Welcome to our Eng 100 Blog “Conversation Beyond the Classroom”! The title of this blog refers to the community of active readers & collaborative learners we are creating by sharing our academic writing for Eng 100 with each other + a larger group of students, instructors, academics, and just about anybody who chooses to follow our blog! When you write and post your reader responses here (and, later, as you write your essays for the course), I encourage you to use this audience to conceptualize who you are writing for and, most important, how to communicate your ideas so that this group of academic readers and writers can easily follow your line of thinking. Think about it this way: What do you need to explain and articulate in order for the other bloggers to understand your response to the essays we’ve read in class? What does your audience need to know about those essays and the authors who wrote them? And how can you show your readers, in writing, which ideas you add to these “conversations” that take place in the texts we study? As students of Eng 100, you will use this blog to begin conversations with other academic writers on campus (students and instructors alike). We become active readers of each other’s writing when we comment on posts here. And, best of all, we are using this space to share ideas! I encourage you to use this blog to further think through the topics and writing strategies you will be introduced to this quarter. As always, be sure to give credit to those people whose ideas you borrow for your own thinking and writing (you should do this in the blog by commenting on their post, but you will also be required to cite what you borrow from your peers/instructors if and when it winds up in your essays. More details on that later…).
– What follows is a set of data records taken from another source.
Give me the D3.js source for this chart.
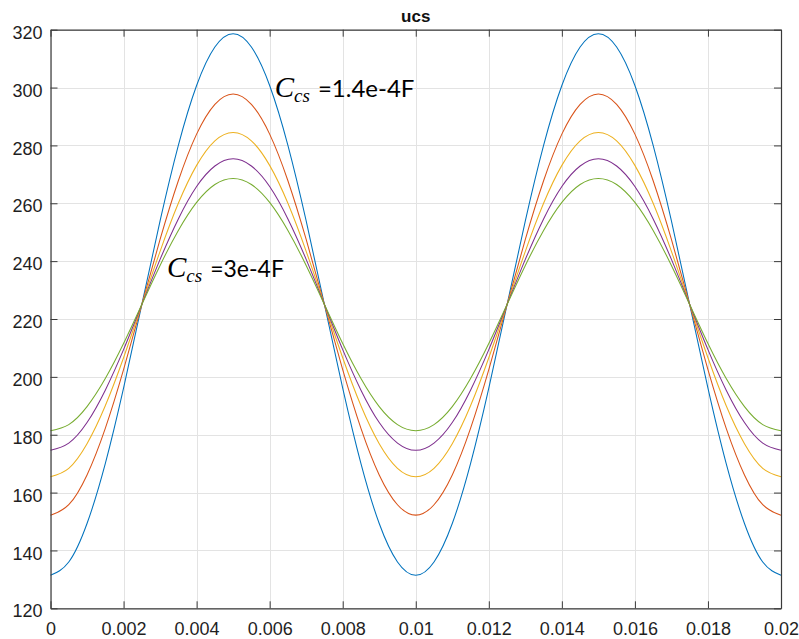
<!DOCTYPE html>
<html>
<head>
<meta charset="utf-8">
<script src="https://cdn.jsdelivr.net/npm/d3@7"></script>
<style>
  html, body { margin: 0; padding: 0; background: #ffffff; }
  svg { display: block; }
</style>
</head>
<body>
<svg id="chart" width="799" height="639"></svg>
<script>
// Sample times (s), one every 0.5 ms over two periods
const time = d3.range(41).map(i => +(i * 0.0005).toFixed(4));

// Capacitor voltage ucs (V) for each Ccs value, largest swing first
const ucs1 = [131.4,136.0,149.3,170.0,196.1,225.0,253.9,280.0,300.7,314.0,318.6,314.0,300.7,280.0,253.9,225.0,196.1,170.0,149.3,136.0,
              131.4,136.0,149.3,170.0,196.1,225.0,253.9,280.0,300.7,314.0,318.6,314.0,300.7,280.0,253.9,225.0,196.1,170.0,149.3,136.0,131.4];
const ucs2 = [152.2,155.8,166.1,182.2,202.5,225.0,247.5,267.8,283.9,294.2,297.8,294.2,283.9,267.8,247.5,225.0,202.5,182.2,166.1,155.8,
              152.2,155.8,166.1,182.2,202.5,225.0,247.5,267.8,283.9,294.2,297.8,294.2,283.9,267.8,247.5,225.0,202.5,182.2,166.1,155.8,152.2];
const ucs3 = [165.5,168.4,176.9,190.0,206.6,225.0,243.4,260.0,273.1,281.6,284.5,281.6,273.1,260.0,243.4,225.0,206.6,190.0,176.9,168.4,
              165.5,168.4,176.9,190.0,206.6,225.0,243.4,260.0,273.1,281.6,284.5,281.6,273.1,260.0,243.4,225.0,206.6,190.0,176.9,168.4,165.5];
const ucs4 = [174.6,177.1,184.2,195.4,209.4,225.0,240.6,254.6,265.8,272.9,275.4,272.9,265.8,254.6,240.6,225.0,209.4,195.4,184.2,177.1,
              174.6,177.1,184.2,195.4,209.4,225.0,240.6,254.6,265.8,272.9,275.4,272.9,265.8,254.6,240.6,225.0,209.4,195.4,184.2,177.1,174.6];
const ucs5 = [181.4,183.5,189.7,199.4,211.5,225.0,238.5,250.6,260.3,266.5,268.6,266.5,260.3,250.6,238.5,225.0,211.5,199.4,189.7,183.5,
              181.4,183.5,189.7,199.4,211.5,225.0,238.5,250.6,260.3,266.5,268.6,266.5,260.3,250.6,238.5,225.0,211.5,199.4,189.7,183.5,181.4];

const seriesList = [ucs1, ucs2, ucs3, ucs4, ucs5];
const seriesColors = ["#0072BD", "#D95319", "#EDB120", "#7E2F8E", "#77AC30"];

// Axis ticks
const xTicks = [0, 0.002, 0.004, 0.006, 0.008, 0.01, 0.012, 0.014, 0.016, 0.018, 0.02];
const xTickLabels = ["0", "0.002", "0.004", "0.006", "0.008", "0.01", "0.012", "0.014", "0.016", "0.018", "0.02"];
const yTicks = [120, 140, 160, 180, 200, 220, 240, 260, 280, 300, 320];

const titleText = "ucs";

const svg = d3.select("#chart");
const plotLeft = 50.5, plotRight = 781, plotTop = 29.7, plotBottom = 608.3;

const x = d3.scaleLinear().domain([0, 0.02]).range([plotLeft, plotRight]);
const y = d3.scaleLinear().domain([120, 320]).range([plotBottom, plotTop]);

const axisFont = "'Liberation Sans', Arial, Helvetica, sans-serif";

// Grid
const grid = svg.append("g");
grid.selectAll("line.vx").data(xTicks).join("line")
  .attr("x1", d => Math.round(x(d)) + 0.5).attr("x2", d => Math.round(x(d)) + 0.5)
  .attr("y1", plotTop).attr("y2", plotBottom)
  .attr("stroke", "#e3e3e3").attr("stroke-width", 1);
grid.selectAll("line.hy").data(yTicks).join("line")
  .attr("y1", d => Math.round(y(d)) + 0.5).attr("y2", d => Math.round(y(d)) + 0.5)
  .attr("x1", plotLeft).attr("x2", plotRight)
  .attr("stroke", "#e3e3e3").attr("stroke-width", 1);

// Curves
const line = d3.line()
  .x((d, i) => x(time[i]))
  .y(d => y(d))
  .curve(d3.curveNatural);

svg.append("g").selectAll("path").data(seriesList).join("path")
  .attr("d", d => line(d))
  .attr("fill", "none")
  .attr("stroke", (d, i) => seriesColors[i])
  .attr("stroke-width", 1.05);

// Axes (boxed, ticks pointing inward)
const tickLen = 7;
const axisColor = "#3a3a3a";

const gBottom = svg.append("g").attr("transform", `translate(0,${plotBottom})`)
  .call(d3.axisBottom(x).tickValues(xTicks).tickFormat((d, i) => xTickLabels[i])
    .tickSizeInner(-tickLen).tickSizeOuter(0).tickPadding(14));
const gTop = svg.append("g").attr("transform", `translate(0,${plotTop})`)
  .call(d3.axisTop(x).tickValues(xTicks).tickFormat("")
    .tickSizeInner(-tickLen).tickSizeOuter(0));
const gLeft = svg.append("g").attr("transform", `translate(${plotLeft},0)`)
  .call(d3.axisLeft(y).tickValues(yTicks)
    .tickSizeInner(-tickLen).tickSizeOuter(0).tickPadding(8));
const gRight = svg.append("g").attr("transform", `translate(${plotRight},0)`)
  .call(d3.axisRight(y).tickValues(yTicks).tickFormat("")
    .tickSizeInner(-tickLen).tickSizeOuter(0));

[gBottom, gTop, gLeft, gRight].forEach(g => {
  g.select(".domain").attr("stroke", axisColor).attr("stroke-width", 1.2);
  g.selectAll(".tick line").attr("stroke", axisColor).attr("stroke-width", 1);
  g.selectAll(".tick text")
    .attr("fill", "#1f1f1f")
    .style("font-family", axisFont)
    .style("font-size", "18px");
});
gLeft.selectAll(".tick text").attr("dy", "0.48em");

// Title
svg.append("text")
  .attr("x", (plotLeft + plotRight) / 2).attr("y", 22)
  .attr("text-anchor", "middle")
  .style("font-family", axisFont)
  .style("font-size", "17px")
  .style("font-weight", "bold")
  .attr("fill", "#111")
  .text(titleText);

// Capacitance annotations: italic C with subscript cs, then value
function annotate(px, py, value, size) {
  const t = svg.append("text").attr("x", px).attr("y", py).attr("fill", "#000");
  t.append("tspan")
    .style("font-family", "'Liberation Serif', 'DejaVu Serif', serif")
    .style("font-style", "italic")
    .style("font-size", "29px")
    .text("C");
  t.append("tspan")
    .attr("dy", 5)
    .style("font-family", "'Liberation Serif', 'DejaVu Serif', serif")
    .style("font-style", "italic")
    .style("font-size", "19px")
    .text("cs");
  t.append("tspan")
    .attr("dy", -5).attr("dx", 8)
    .style("font-family", "Lato, 'Open Sans', sans-serif")
    .style("font-size", size + "px")
    .text(value);
}
annotate(x(0.00614), y(296.6), "=1.4e-4F", 24);
annotate(x(0.00319), y(234.4), "=3e-4F", 23);
</script>
</body>
</html>
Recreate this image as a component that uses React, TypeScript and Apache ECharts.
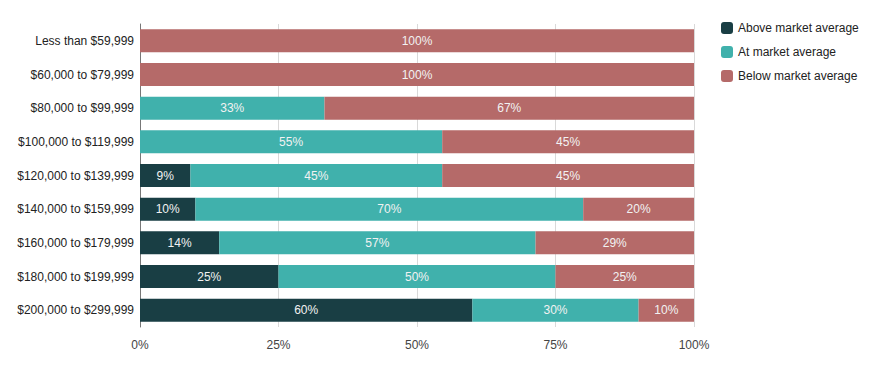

Finally, keep in mind that writing to and for this audience is a good way to prepare for the panel of readers (faculty at WCC) who will be reading and assessing your writing portfolio at the end of the quarter. We hope that as a large group of active readers, we can better prepare each other for this experience. But, in the meantime, let’s have fun with it! I am really excited see how far we can take this together!

Sunday, April 24, 2011

Quote Sandwich

Before when information had to be studied students might find themselves buried in the stacks carefully pouring over large and unwieldy volumes.  As technology advanced, along with the way people took in information, society has become more dependent on easy, simple, quick answers.  With constantly wandering attention and distractions beating you from all sides the idea of becoming engrossed in something seems almost laughable.  Supporting Michael Agger's idea in his essay titled Lazy Eyes; that it’s not the reader who must change, but the author, WCC student Adam D. suggests that, “If they cannot find the answers within four or five mouse clicks, they will give up and say, “I guess I’ll never know.”  Today with the advances made, we find ourselves skimming and skipping from one bit of information to the next.  Moving with his theory that the author must change to suit the changing way people concentrate Agger claims, "The environment works against you.  Read a nice sentence, get dinged by IM, never return to the story again."  With our skipping natures we sabotage any potential learning we might gain otherwise.  With this mentality it's not toward a more informed society we advance, but toward a degeneration in societal reading and development standards.